What you have to do —
The material below has pictures in it. Set down only the lines from the line containing "Write a Python" through the line containing "import plotly.graph_objects as go", word for word, and leave the pictures behind.

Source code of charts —
....

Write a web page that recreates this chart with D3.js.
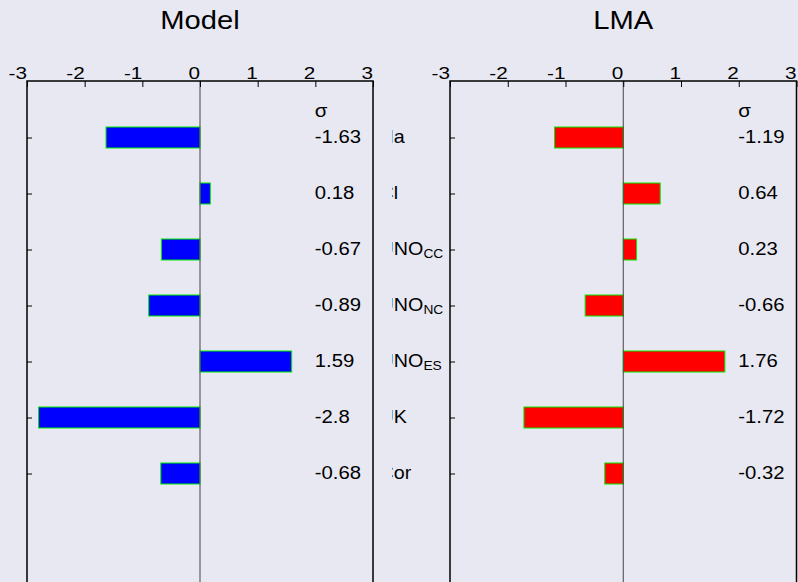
<!DOCTYPE html>
<html><head><meta charset="utf-8">
<script src="https://cdn.jsdelivr.net/npm/d3@7"></script>
<style>
html,body{margin:0;padding:0;background:#e8e8f2;}
svg{display:block;}
text{font-family:"Liberation Sans",Arial,Helvetica,sans-serif;fill:#000;}
</style></head>
<body>
<svg id="chart" width="798" height="582"></svg>
<script>
const categories = ["Na", "Cl", "UNO|CC", "UNO|NC", "UNO|ES", "UK", "Cor"];
const modelValues = [-1.63, 0.18, -0.67, -0.89, 1.59, -2.8, -0.68];
const lmaValues = [-1.19, 0.64, 0.23, -0.66, 1.76, -1.72, -0.32];
const tickValues = [-3, -2, -1, 0, 1, 2, 3];
const panelTitles = ["Model", "LMA"];

(function () {
const svg = d3.select("#chart");
const W = 798, H = 582;
svg.append("rect").attr("width", W).attr("height", H).attr("fill", "#e8e8f2");

const y = d3.scalePoint().domain(categories).range([137.5, 473.5]);
const yTop = 81, yBottom = 600;
const barH = 21;

function stretchedText(sel, x, yy, sx) {
  return sel.attr("x", 0).attr("y", 0)
    .attr("transform", `translate(${x},${yy}) scale(${sx},1)`);
}

const panels = [
  {title: panelTitles[0], values: modelValues, range: [27, 373], fill: "#0000ff"},
  {title: panelTitles[1], values: lmaValues, range: [450, 796.5], fill: "#ff0000"}
];

panels.forEach((p) => {
  const x = d3.scaleLinear().domain([-3, 3]).range(p.range);
  const g = svg.append("g");
  stretchedText(g.append("text"), x(0), 28.5, 1.1).attr("text-anchor", "middle")
    .style("font-size", "26.5px").text(p.title);
  g.selectAll("rect.bar").data(p.values).enter().append("rect")
    .attr("class", "bar")
    .attr("x", d => x(Math.min(0, d)))
    .attr("width", d => Math.abs(x(d) - x(0)))
    .attr("y", (d, i) => y(categories[i]) - barH / 2)
    .attr("height", barH)
    .attr("fill", p.fill).attr("stroke", "#00ee00").attr("stroke-width", 1);
  g.append("line").attr("x1", x(0)).attr("x2", x(0)).attr("y1", yTop).attr("y2", yBottom)
    .attr("stroke", "#444").attr("stroke-width", 1);
  g.append("path")
    .attr("d", `M${p.range[0]},${yBottom}V${yTop}H${p.range[1]}V${yBottom}`)
    .attr("fill", "none").attr("stroke", "#000").attr("stroke-width", 1.5);
  const axis = d3.axisTop(x).tickValues(tickValues).tickSizeInner(-6).tickSizeOuter(0)
    .tickFormat(d3.format("d"));
  const ag = g.append("g").attr("transform", `translate(0,${yTop})`).call(axis);
  ag.select(".domain").remove();
  ag.selectAll(".tick line").attr("stroke", "#000").attr("stroke-width", 1);
  ag.selectAll(".tick text").attr("text-anchor", "end").attr("dy", 0)
    .attr("x", 0).attr("y", 0)
    .attr("transform", "translate(-0.5,-2) scale(1.22,1)")
    .style("font-size", "17px")
    .style("font-family", '"Liberation Sans",Arial,sans-serif').attr("fill", "#000")
    .text(d => d < 0 ? "-" + Math.abs(d) : d);
  const lax = d3.axisLeft(y).tickSizeInner(-5).tickSizeOuter(0).tickFormat("");
  const lg = g.append("g").attr("transform", `translate(${p.range[0]},0)`).call(lax);
  lg.select(".domain").remove();
  lg.selectAll(".tick line").attr("stroke", "#000").attr("stroke-width", 1);
  const vx = x(2) - 0.5;
  stretchedText(g.append("text"), vx, y(categories[0]) - 20.5, 1.08)
    .style("font-size", "19px").text("σ");
  g.selectAll("text.val").data(p.values).enter().append("text")
    .attr("class", "val")
    .each(function (d, i) {
      stretchedText(d3.select(this), vx, y(categories[i]) + 5.5, 1.08);
    })
    .style("font-size", "18.8px")
    .text(d => String(d));
});

svg.append("clipPath").attr("id", "labclip").append("rect")
  .attr("x", 392).attr("y", 0).attr("width", 56).attr("height", H);
const lab = svg.append("g").attr("clip-path", "url(#labclip)");
categories.forEach(c => {
  const parts = c.split("|");
  const t = stretchedText(lab.append("text"), 379.6, y(c) + 5.5, 1.06)
    .style("font-size", "18.6px");
  t.append("tspan").text(parts[0]);
  if (parts[1]) {
    t.append("tspan").attr("dy", 3.4).style("font-size", "13px").text(parts[1]);
  }
});
})();
</script>
</body></html>
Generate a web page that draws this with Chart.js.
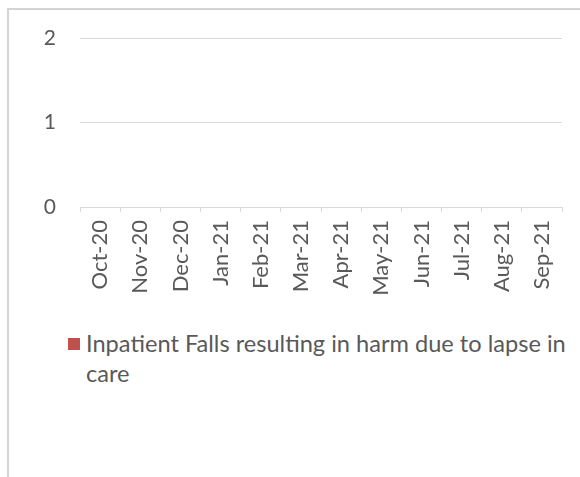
<!DOCTYPE html>
<html>
<head>
<meta charset="utf-8">
<script src="https://cdn.jsdelivr.net/npm/chart.js@4.4.0/dist/chart.umd.min.js"></script>
<style>
  html, body { margin: 0; padding: 0; background: #fff; }
  #wrap { position: relative; width: 580px; height: 477px; overflow: hidden; }
  /* 枠線（左と上だけ見える） */
  #frame { position: absolute; left: 7px; top: 8px; width: 600px; height: 500px;
           border-left: 2px solid #d4d4d4; border-top: 2px solid #d4d4d4; }
  #chart-box { position: absolute; left: 0; top: 0; width: 580px; height: 320px; }
  #legend { position: absolute; left: 68px; top: 328px; width: 500px;
            font-family: Lato, "Open Sans", sans-serif; font-size: 23.6px; line-height: 30px; color: #595959; }
  #legend .item { position: relative; padding-left: 18px; }
  #legend .box { position: absolute; left: 0; top: 10px; width: 12px; height: 12px; }
</style>
</head>
<body>
<div id="wrap">
  <div id="frame"></div>
  <div id="chart-box"><canvas id="falls"></canvas></div>
  <div id="legend"></div>
</div>
<script>
// * =============== データ =============== *
const months = ["Oct-20", "Nov-20", "Dec-20", "Jan-21", "Feb-21", "Mar-21",
                "Apr-21", "May-21", "Jun-21", "Jul-21", "Aug-21", "Sep-21"];
const fallsHarm = [0, 0, 0, 0, 0, 0, 0, 0, 0, 0, 0, 0];
const seriesName = "Inpatient Falls resulting in harm due to lapse in care";
const yTicks = [0, 1, 2];

const textColor = "#595959";
const gridColor = "#d9d9d9";
const barColor = "#c0504d";
const fontFamily = "Lato, 'Open Sans', sans-serif";

const chart = new Chart(document.getElementById("falls"), {
    type: "bar",
    data: {
        labels: months,
        datasets: [{
            label: seriesName,
            data: fallsHarm,
            backgroundColor: barColor,
            borderWidth: 0
        }]
    },
    options: {
        responsive: true,
        maintainAspectRatio: false,
        animation: false,
        layout: { padding: { top: 38, right: 18, left: 0, bottom: 0 } },
        plugins: {
            legend: { display: false }, //凡例はHTMLで下に出す
            tooltip: { enabled: false }
        },
        scales: {
            x: {
                grid: {
                    offset: true,
                    drawOnChartArea: false,
                    drawTicks: true,
                    tickLength: 5,
                    color: gridColor
                },
                border: { color: gridColor, width: 1 },
                ticks: {
                    minRotation: 90,
                    maxRotation: 90,
                    autoSkip: false,
                    padding: 8,
                    color: textColor,
                    font: { family: fontFamily, size: 22 }
                },
                afterFit: function (scale) { scale.height = 113; }
            },
            y: {
                min: 0,
                max: 2,
                afterBuildTicks: function (scale) {
                    scale.ticks = yTicks.map(v => ({ value: v }));
                },
                grid: { drawTicks: false, color: gridColor, lineWidth: 1 },
                border: { display: false },
                ticks: {
                    padding: 24,
                    color: textColor,
                    font: { family: fontFamily, size: 21 }
                },
                afterFit: function (scale) { scale.width = 80; }
            }
        }
    }
});

// 凡例
const legendEl = document.getElementById("legend");
chart.data.datasets.forEach(ds => {
    const item = document.createElement("div");
    item.className = "item";
    const box = document.createElement("span");
    box.className = "box";
    box.style.background = ds.backgroundColor;
    item.appendChild(box);
    item.appendChild(document.createTextNode(ds.label));
    legendEl.appendChild(item);
});
</script>
</body>
</html>
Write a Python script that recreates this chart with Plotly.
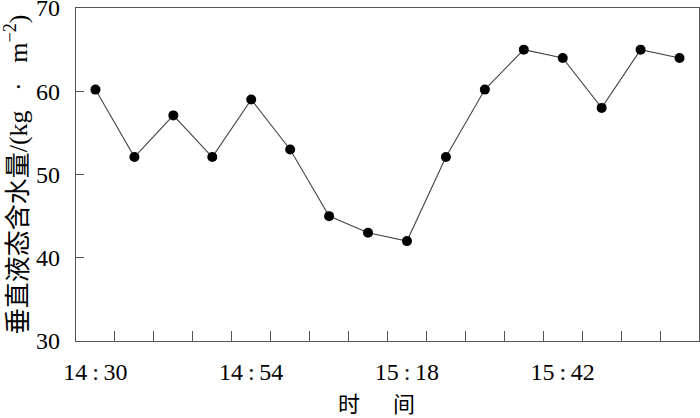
import plotly.graph_objects as go

times = ["14:30", "14:36", "14:42", "14:48", "14:54", "15:00", "15:06", "15:12",
         "15:18", "15:24", "15:30", "15:36", "15:42", "15:48", "15:54", "16:00"]
lwc = [60.2, 52.1, 57.1, 52.1, 59.0, 53.0, 45.0, 43.0, 42.0, 52.1, 60.2, 65.0, 64.0, 58.0, 65.0, 64.0]
label_times = ["14:30", "14:54", "15:18", "15:42"]
y_ticks = [30, 40, 50, 60, 70]

idx = list(range(len(times)))
label_idx = [times.index(t) for t in label_times]
label_text = [t.replace(":", "\u2009:\u2009") for t in label_times]
boundaries = [i + 0.5 for i in idx[:-1]]

serif = "Liberation Serif, Noto Sans CJK SC, serif"

fig = go.Figure()
fig.add_trace(go.Scatter(
    x=idx, y=lwc, mode="lines+markers",
    line=dict(color="#444444", width=1.1),
    marker=dict(color="black", size=10),
    hoverinfo="skip", showlegend=False,
))

fig.update_layout(
    width=700, height=418,
    margin=dict(l=76, r=1, t=8, b=77, autoexpand=False),
    paper_bgcolor="white", plot_bgcolor="white",
    font=dict(family=serif, size=24, color="black"),
    xaxis=dict(
        range=[-0.5, len(times) - 0.5],
        tickvals=label_idx, ticktext=label_text,
        ticks="", showgrid=False, zeroline=False, automargin=False,
        showline=True, linecolor="#555555", linewidth=1.2, mirror=True,
        tickfont=dict(family=serif, size=24, color="black"),
        ticklabelstandoff=9,
        minor=dict(tickvals=boundaries, ticks="inside", ticklen=10,
                   tickcolor="#555555", tickwidth=1.2, showgrid=False),
    ),
    yaxis=dict(
        range=[30, 70], tickvals=y_ticks,
        ticks="inside", ticklen=8, tickcolor="#555555", tickwidth=1.2,
        showgrid=False, zeroline=False, automargin=False,
        showline=True, linecolor="#555555", linewidth=1.2, mirror=True,
        tickfont=dict(family=serif, size=24, color="black"),
        ticklabelstandoff=10, ticklabeloverflow="allow",
    ),
    annotations=[
        dict(text="垂直液态含水量/(kg \u2002·\u2002 m<sup>−2</sup>)", xref="paper", yref="paper",
             x=-0.095, y=0.5, xanchor="center", yanchor="middle", textangle=-90,
             showarrow=False, font=dict(family=serif, size=26, color="black")),
        dict(text="时\u3000\u2002间", xref="paper", yref="paper",
             x=0.482, y=-0.192, xanchor="center", yanchor="middle",
             showarrow=False, font=dict(family=serif, size=22, color="black")),
    ],
)

fig.write_html("out.html", post_script="document.body.style.margin='0';",
               config={"displayModeBar": False})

....

Solution —
Write a Python script that recreates this chart with Plotly.
import plotly.graph_objects as go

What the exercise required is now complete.